--- Stored records ---
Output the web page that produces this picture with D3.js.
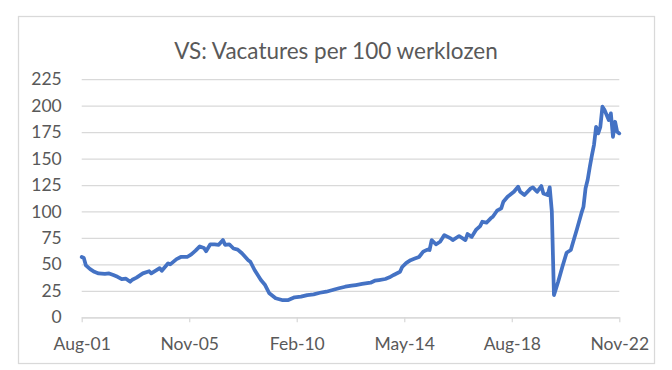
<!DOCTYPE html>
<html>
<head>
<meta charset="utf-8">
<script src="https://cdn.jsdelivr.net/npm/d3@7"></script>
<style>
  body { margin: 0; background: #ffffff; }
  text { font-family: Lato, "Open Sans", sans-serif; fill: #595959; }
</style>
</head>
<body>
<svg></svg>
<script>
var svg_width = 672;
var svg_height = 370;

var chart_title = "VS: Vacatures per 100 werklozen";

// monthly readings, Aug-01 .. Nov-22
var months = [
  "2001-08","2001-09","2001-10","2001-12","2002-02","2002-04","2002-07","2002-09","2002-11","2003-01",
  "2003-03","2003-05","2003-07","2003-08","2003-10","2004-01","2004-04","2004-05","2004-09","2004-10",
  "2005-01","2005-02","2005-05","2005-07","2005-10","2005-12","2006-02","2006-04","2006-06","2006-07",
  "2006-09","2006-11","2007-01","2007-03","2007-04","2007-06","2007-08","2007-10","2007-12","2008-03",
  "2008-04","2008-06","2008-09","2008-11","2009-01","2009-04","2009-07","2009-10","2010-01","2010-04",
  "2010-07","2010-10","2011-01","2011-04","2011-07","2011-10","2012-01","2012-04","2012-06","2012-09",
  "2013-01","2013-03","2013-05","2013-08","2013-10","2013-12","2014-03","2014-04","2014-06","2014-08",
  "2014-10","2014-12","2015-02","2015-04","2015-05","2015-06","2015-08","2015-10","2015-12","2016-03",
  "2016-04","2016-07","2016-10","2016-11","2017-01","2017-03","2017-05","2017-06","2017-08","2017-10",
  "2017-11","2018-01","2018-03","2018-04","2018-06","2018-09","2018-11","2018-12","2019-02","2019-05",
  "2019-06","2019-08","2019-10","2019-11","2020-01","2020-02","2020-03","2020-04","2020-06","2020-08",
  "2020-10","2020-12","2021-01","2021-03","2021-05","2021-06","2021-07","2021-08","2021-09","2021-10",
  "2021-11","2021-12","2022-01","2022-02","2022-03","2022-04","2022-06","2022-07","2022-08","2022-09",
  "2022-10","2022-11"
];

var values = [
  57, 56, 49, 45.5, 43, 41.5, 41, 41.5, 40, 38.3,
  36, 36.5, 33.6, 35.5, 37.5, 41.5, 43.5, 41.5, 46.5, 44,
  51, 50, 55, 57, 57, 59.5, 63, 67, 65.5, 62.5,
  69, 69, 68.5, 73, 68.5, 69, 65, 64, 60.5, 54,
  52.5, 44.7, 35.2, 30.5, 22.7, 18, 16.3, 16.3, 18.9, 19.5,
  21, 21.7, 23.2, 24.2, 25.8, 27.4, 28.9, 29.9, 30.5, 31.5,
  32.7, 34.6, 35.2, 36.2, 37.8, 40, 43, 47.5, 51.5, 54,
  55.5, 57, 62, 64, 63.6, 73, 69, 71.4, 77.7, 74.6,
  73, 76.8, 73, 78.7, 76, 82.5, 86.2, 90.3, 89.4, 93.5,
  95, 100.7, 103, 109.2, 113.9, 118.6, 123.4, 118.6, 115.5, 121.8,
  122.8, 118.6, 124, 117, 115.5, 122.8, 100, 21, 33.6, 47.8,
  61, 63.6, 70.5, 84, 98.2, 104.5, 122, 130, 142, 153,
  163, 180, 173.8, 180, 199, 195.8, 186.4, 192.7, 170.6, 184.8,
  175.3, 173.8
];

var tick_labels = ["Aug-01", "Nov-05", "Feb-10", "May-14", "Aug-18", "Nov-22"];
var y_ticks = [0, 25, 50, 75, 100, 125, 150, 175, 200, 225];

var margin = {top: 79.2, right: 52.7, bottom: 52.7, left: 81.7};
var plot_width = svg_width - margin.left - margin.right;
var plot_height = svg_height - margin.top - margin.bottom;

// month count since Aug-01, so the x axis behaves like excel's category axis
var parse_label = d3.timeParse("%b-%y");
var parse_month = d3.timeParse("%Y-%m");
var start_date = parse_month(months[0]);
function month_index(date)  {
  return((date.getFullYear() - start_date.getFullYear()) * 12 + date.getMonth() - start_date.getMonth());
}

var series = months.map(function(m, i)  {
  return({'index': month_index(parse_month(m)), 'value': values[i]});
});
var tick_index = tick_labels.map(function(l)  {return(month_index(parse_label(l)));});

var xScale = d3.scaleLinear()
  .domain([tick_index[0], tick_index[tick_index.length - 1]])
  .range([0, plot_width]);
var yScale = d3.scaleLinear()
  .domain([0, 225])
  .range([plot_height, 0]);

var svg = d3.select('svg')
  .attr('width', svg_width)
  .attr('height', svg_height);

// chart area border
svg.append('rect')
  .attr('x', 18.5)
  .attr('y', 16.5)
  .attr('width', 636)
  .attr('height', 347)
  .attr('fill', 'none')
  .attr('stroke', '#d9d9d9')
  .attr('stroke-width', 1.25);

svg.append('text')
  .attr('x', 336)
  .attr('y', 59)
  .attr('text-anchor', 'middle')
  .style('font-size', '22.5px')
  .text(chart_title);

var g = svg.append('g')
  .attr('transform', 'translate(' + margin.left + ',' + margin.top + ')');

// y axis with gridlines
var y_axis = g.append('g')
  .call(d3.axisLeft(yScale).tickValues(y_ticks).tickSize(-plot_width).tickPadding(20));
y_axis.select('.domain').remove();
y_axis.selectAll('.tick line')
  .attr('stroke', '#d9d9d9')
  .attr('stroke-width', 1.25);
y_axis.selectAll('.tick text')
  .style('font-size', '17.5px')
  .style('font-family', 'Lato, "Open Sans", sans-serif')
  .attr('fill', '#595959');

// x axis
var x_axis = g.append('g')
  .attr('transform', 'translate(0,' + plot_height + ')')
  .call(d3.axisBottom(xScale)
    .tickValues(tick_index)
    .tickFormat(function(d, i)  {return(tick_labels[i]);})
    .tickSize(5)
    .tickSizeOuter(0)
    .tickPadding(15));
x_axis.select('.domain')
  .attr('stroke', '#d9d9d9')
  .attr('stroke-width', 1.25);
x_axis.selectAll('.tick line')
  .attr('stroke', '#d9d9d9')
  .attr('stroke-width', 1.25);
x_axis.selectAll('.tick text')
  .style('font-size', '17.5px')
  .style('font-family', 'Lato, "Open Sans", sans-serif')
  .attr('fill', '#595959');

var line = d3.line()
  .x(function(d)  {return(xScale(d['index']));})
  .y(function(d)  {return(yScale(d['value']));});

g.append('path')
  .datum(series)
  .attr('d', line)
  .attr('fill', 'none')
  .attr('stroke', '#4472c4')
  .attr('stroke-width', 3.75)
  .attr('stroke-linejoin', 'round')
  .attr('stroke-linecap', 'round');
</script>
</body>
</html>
---
--- Stored records ---
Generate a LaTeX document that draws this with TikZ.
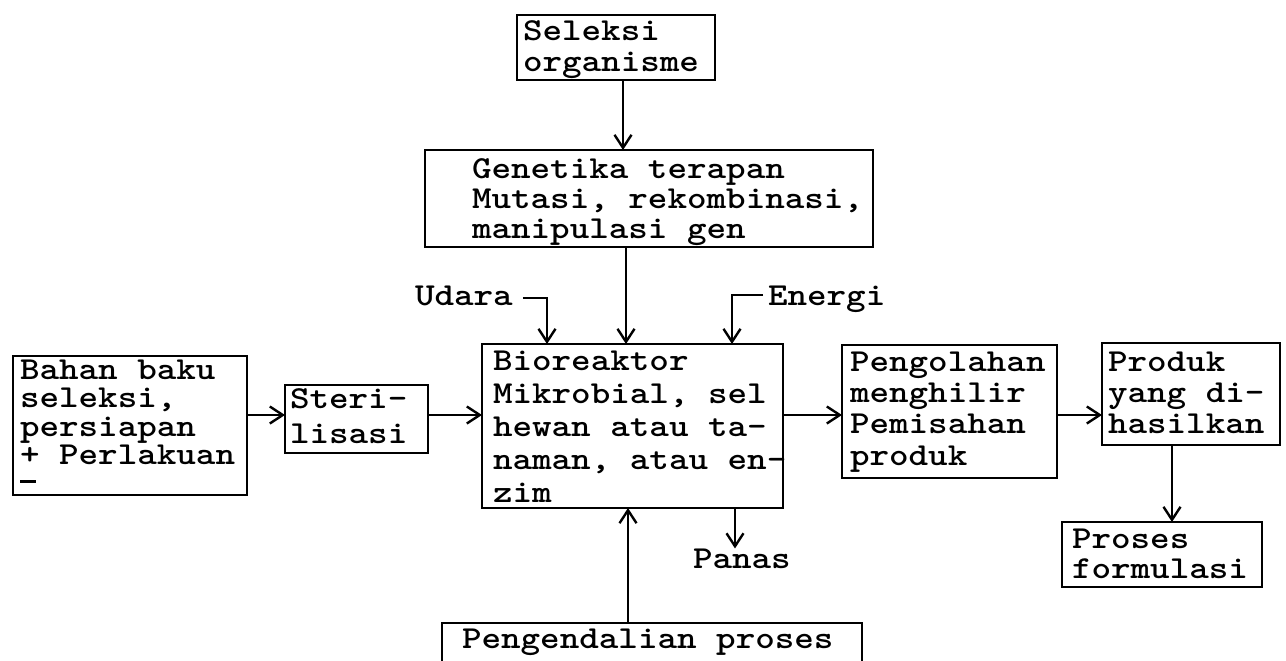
---
Aim:
In the listing above, find the line with "Output the web" and the line with "var svg_height = 370;". Copy exactly those two and every line between, without the pictures.

The output:
Output the web page that produces this picture with D3.js.
<!DOCTYPE html>
<html>
<head>
<meta charset="utf-8">
<script src="https://cdn.jsdelivr.net/npm/d3@7"></script>
<style>
  body { margin: 0; background: #ffffff; }
  text { font-family: Lato, "Open Sans", sans-serif; fill: #595959; }
</style>
</head>
<body>
<svg></svg>
<script>
var svg_width = 672;
var svg_height = 370;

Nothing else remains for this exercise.